DATASET SECTION |
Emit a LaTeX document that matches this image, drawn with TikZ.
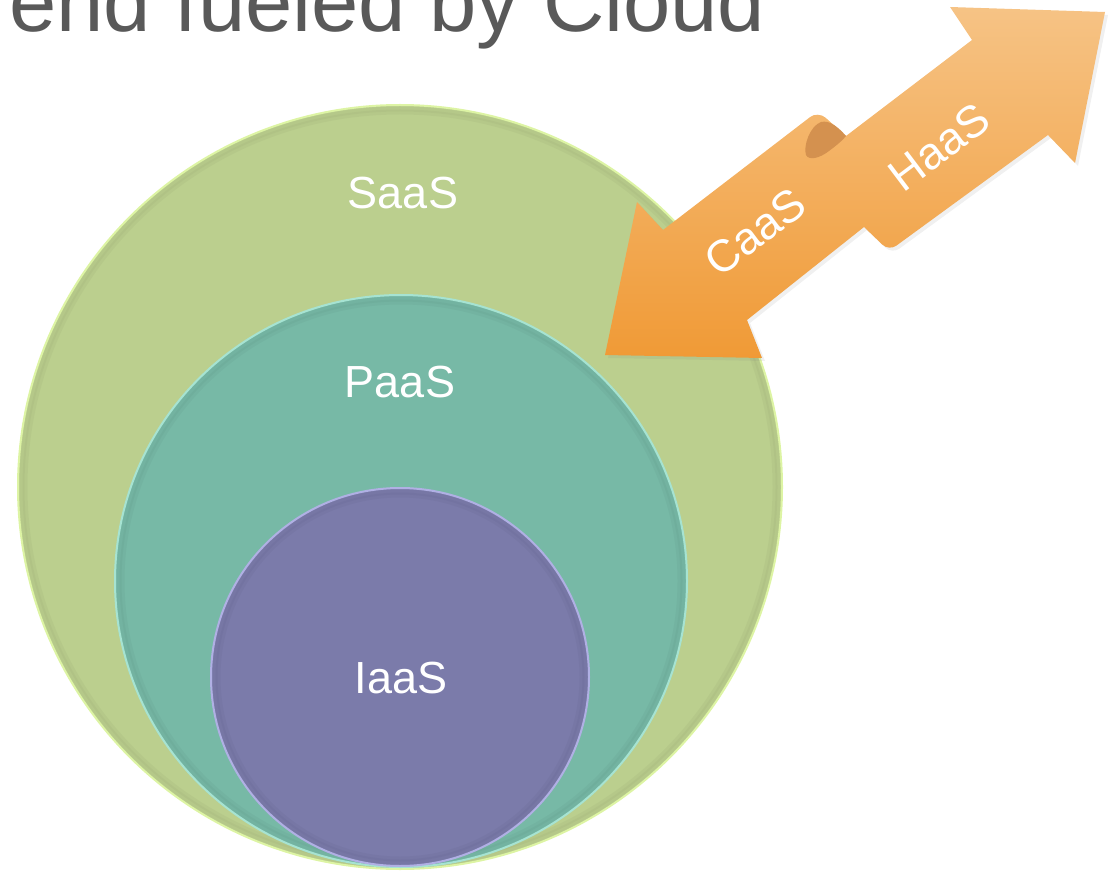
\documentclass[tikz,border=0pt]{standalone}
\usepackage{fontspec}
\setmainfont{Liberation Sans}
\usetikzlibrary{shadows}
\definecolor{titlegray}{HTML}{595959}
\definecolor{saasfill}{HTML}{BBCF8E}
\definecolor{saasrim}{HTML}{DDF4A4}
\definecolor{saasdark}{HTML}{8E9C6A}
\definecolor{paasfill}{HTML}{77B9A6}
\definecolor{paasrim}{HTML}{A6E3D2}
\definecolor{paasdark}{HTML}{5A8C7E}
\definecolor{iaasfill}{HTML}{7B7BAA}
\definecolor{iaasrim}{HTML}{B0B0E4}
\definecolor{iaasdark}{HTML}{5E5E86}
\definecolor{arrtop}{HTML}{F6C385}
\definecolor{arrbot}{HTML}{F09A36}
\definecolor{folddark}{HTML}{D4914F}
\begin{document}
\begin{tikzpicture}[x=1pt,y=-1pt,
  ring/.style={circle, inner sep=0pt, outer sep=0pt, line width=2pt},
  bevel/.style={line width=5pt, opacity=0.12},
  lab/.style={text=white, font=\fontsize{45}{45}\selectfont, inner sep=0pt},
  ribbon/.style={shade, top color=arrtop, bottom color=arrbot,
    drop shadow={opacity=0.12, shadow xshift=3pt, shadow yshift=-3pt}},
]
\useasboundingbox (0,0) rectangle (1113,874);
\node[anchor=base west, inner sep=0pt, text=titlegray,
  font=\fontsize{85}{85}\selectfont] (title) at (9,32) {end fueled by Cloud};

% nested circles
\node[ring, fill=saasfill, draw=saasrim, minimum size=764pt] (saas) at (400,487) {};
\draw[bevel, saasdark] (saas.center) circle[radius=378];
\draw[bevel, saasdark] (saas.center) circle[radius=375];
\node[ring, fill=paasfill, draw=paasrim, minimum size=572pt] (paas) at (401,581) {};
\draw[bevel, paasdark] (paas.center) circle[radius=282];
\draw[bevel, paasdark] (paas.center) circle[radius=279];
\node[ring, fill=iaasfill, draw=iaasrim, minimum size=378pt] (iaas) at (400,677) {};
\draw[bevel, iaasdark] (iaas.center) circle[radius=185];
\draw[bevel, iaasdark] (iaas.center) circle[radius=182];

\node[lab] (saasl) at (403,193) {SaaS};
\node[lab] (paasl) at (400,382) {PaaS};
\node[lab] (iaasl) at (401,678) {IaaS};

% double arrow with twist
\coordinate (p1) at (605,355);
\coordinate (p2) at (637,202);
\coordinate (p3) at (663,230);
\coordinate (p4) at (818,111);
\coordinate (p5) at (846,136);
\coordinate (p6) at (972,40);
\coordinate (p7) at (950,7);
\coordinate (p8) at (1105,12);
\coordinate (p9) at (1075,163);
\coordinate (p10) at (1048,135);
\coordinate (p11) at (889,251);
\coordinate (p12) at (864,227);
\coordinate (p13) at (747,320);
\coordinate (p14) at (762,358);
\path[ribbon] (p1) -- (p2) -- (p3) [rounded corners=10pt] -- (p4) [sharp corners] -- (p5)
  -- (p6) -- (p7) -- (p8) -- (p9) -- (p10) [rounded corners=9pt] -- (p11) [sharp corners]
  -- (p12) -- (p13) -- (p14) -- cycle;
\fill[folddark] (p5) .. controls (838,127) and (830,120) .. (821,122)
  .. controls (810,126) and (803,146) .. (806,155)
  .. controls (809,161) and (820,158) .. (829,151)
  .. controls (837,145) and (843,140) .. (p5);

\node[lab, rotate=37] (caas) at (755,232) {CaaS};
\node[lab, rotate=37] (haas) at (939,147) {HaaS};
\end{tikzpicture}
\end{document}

WRITTEN INSTRUCTION | Take the lines from the start of the material to the line with "(title) at (9,32)", both included, and transcribe them exactly without the pictures.

RESULT FOR THIS EXERCISE |
Emit a LaTeX document that matches this image, drawn with TikZ.
\documentclass[tikz,border=0pt]{standalone}
\usepackage{fontspec}
\setmainfont{Liberation Sans}
\usetikzlibrary{shadows}
\definecolor{titlegray}{HTML}{595959}
\definecolor{saasfill}{HTML}{BBCF8E}
\definecolor{saasrim}{HTML}{DDF4A4}
\definecolor{saasdark}{HTML}{8E9C6A}
\definecolor{paasfill}{HTML}{77B9A6}
\definecolor{paasrim}{HTML}{A6E3D2}
\definecolor{paasdark}{HTML}{5A8C7E}
\definecolor{iaasfill}{HTML}{7B7BAA}
\definecolor{iaasrim}{HTML}{B0B0E4}
\definecolor{iaasdark}{HTML}{5E5E86}
\definecolor{arrtop}{HTML}{F6C385}
\definecolor{arrbot}{HTML}{F09A36}
\definecolor{folddark}{HTML}{D4914F}
\begin{document}
\begin{tikzpicture}[x=1pt,y=-1pt,
  ring/.style={circle, inner sep=0pt, outer sep=0pt, line width=2pt},
  bevel/.style={line width=5pt, opacity=0.12},
  lab/.style={text=white, font=\fontsize{45}{45}\selectfont, inner sep=0pt},
  ribbon/.style={shade, top color=arrtop, bottom color=arrbot,
    drop shadow={opacity=0.12, shadow xshift=3pt, shadow yshift=-3pt}},
]
\useasboundingbox (0,0) rectangle (1113,874);
\node[anchor=base west, inner sep=0pt, text=titlegray,
  font=\fontsize{85}{85}\selectfont] (title) at (9,32) {end fueled by Cloud};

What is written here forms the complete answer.